La manovra arriva in Senato per la seconda lettura. Ad una settimana dalla fine dell'anno, con in mezzo la pausa natalizia, l'esame è blindato, senza modifiche, pena l'esercizio provvisorio. Una prassi che avviene da anni. Ma che questa volta i senatori dell'opposizione non ci stanno a far passare sotto silenzio: questo monocameralismo di fatto "mortifica" ed "umilia" il Parlamento, denunciano. E rilanciano, con una proposta a governo e maggioranza: facciamo subito una riforma. Ma - per ora - maggioranza e governo puntano invece i riflettori sui contenuti della manovra, di cui vanno fieri, a partire dalla natalità. Tra assegno unico e bonus bebè, fa i conti la premier Giorgia Meloni, si arriva "5.540 euro nell'arco del primo anno" per salire a 7mila dal terzo figlio. Valore complessivo 330 milioni nel 2025, per altrettante famiglie. "Continuiamo a mantenere gli impegni che abbiamo preso con gli italiani", rivendica la presidente del Consiglio.
L'iter in Senato è dunque nei fatti quasi una formalità. Incardinato il provvedimento in Aula, l'esame in commissione si chiuderà venerdì ma senza entrare nel merito. Il testo poi passerà in Aula, dove è destinato a incassare il via libera definitivo il 28 dicembre. Difficile che possa concretizzarsi l'ipotesi di andare avanti senza mettere la fiducia nonostante qualcuno si azzardi a immaginarlo. "Nel caso ci fossero pochi emendamenti, si potrebbe anche pensare di discuterli ed affrontarli", dice infatti in mattinata il relatore Guido Liris (FdI). Ma alla scadenza, gli emendamenti presentati dai partiti di opposizione sono circa 800. Tra questi anche una proposta del Pd che punta a cancellare gli impegni della legge 'mancia' e a finanziare con i fondi a disposizione - circa 100 milioni - la non autosufficienza. Ma come previsto non ci sarà veramente spazio per ulteriori ritocchi.
Le opposizioni danno voce ad un malessere che serpeggia da tempo: la prassi di una manovra che dal 2018 viene modificata in un solo ramo del Parlamento, esautorando di fatto l'altro. "La sensazione è che siamo qui per una manovra arrivata morta, arrivata inerme", dice il capogruppo Dem Francesco Boccia, che dopo 6 mesi di richieste senza risposte torna a chiedere "un ddl di modifica delle modalità della legge di contabilità". "Anche quest'anno, uno dei due rami del Parlamento viene mortificato e privato delle proprie competenze", aggiunge il capogruppo del M5s Stefano Patuanelli, che propone di correre subito ai ripari: "Abbiamo davanti un anno prima della prossima legge di Bilancio, da gennaio se ne cominci a discutere". "Dobbiamo prendere atto che questa procedura non è più sopportabile", sbotta il capogruppo di Iv Enrico Borghi, che ha già pronte delle proposte: o si stabilisce che, una volta presentato, il testo della legge deve essere approvato o bocciato senza emendabilità; oppure che il governo non presenta più emendamenti che modifichino il testo.
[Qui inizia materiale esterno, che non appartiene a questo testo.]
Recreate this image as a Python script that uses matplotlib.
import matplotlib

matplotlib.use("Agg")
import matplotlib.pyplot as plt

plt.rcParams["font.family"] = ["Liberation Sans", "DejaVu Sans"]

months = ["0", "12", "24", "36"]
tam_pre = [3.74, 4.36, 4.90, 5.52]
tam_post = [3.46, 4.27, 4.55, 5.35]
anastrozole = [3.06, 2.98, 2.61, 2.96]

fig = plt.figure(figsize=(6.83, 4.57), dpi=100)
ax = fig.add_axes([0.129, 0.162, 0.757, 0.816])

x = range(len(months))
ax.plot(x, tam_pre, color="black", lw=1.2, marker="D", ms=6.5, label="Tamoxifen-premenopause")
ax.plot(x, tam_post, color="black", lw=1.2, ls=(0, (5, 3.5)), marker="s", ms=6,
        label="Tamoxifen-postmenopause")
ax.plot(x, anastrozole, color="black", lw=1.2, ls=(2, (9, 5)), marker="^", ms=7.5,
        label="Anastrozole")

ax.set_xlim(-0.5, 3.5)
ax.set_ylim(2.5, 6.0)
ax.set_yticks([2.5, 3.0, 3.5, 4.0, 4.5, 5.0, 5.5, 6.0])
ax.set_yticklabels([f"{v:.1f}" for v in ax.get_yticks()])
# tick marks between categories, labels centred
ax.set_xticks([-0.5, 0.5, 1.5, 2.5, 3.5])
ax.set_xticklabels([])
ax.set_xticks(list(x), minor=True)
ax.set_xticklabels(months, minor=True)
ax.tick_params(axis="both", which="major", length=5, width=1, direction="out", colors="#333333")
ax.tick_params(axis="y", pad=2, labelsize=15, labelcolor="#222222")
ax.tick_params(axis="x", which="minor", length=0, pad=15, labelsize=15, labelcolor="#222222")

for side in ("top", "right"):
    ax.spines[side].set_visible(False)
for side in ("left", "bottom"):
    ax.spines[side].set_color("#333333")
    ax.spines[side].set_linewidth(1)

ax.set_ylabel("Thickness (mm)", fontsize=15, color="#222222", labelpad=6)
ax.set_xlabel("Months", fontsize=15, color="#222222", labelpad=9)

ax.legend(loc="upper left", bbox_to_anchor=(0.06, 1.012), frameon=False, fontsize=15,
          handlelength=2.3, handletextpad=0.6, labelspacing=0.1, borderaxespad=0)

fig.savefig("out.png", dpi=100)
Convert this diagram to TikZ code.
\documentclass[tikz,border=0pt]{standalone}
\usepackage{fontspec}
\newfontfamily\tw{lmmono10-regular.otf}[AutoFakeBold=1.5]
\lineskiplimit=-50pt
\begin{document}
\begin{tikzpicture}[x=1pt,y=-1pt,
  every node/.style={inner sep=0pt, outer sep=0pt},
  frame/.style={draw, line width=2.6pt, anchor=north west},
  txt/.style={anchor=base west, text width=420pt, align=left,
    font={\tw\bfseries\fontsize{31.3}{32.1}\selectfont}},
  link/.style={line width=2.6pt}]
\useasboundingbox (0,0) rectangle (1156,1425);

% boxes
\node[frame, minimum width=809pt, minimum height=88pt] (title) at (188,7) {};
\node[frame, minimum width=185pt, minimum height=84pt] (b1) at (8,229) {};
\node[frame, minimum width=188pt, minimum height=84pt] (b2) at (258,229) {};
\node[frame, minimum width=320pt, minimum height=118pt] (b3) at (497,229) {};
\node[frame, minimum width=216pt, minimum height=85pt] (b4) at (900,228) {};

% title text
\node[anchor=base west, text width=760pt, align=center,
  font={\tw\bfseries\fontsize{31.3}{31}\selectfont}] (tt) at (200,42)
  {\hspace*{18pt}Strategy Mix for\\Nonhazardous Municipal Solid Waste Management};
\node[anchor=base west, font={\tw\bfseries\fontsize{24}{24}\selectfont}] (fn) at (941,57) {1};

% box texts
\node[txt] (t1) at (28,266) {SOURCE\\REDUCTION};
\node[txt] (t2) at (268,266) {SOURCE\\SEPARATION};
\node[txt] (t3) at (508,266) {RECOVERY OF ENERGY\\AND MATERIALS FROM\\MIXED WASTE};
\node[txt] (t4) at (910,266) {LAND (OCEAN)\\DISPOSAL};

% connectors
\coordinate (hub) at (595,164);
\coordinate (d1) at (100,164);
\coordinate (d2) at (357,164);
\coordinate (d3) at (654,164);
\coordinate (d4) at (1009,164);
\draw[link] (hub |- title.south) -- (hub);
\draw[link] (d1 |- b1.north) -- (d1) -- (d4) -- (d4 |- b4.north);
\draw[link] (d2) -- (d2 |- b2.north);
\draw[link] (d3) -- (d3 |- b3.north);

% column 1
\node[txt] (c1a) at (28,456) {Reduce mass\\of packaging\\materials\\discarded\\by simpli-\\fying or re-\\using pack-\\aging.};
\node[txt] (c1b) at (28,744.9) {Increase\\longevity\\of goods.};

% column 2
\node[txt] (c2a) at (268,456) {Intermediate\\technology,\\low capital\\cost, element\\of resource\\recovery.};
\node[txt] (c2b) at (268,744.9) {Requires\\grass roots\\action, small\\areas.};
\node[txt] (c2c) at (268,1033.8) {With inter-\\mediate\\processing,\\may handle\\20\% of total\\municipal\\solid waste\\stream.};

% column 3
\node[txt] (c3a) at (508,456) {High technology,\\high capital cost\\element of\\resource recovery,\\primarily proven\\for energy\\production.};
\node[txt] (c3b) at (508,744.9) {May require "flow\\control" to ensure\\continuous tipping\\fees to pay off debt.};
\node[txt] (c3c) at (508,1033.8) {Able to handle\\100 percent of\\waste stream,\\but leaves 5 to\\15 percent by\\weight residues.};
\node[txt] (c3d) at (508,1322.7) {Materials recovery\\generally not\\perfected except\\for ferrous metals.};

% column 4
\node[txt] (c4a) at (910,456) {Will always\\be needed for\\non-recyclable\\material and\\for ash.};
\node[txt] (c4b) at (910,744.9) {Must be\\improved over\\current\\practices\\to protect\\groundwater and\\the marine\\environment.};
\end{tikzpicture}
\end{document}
Manovra non solo arrivata a Palazzo Madama blindata, osserva il senatore di Alleanza Verdi e Sinistra Tino Magni ma anche "piena di mancette". Sul piano generale però il ragionamento viene condiviso anche da alcune voci nella maggioranza: "Nella sostanza condivido anch'io - sottolinea il capogruppo di FI in Senato Maurizio Gasparri - i richiami sulla sovranità dal Parlamento e delle due assemblee legislative".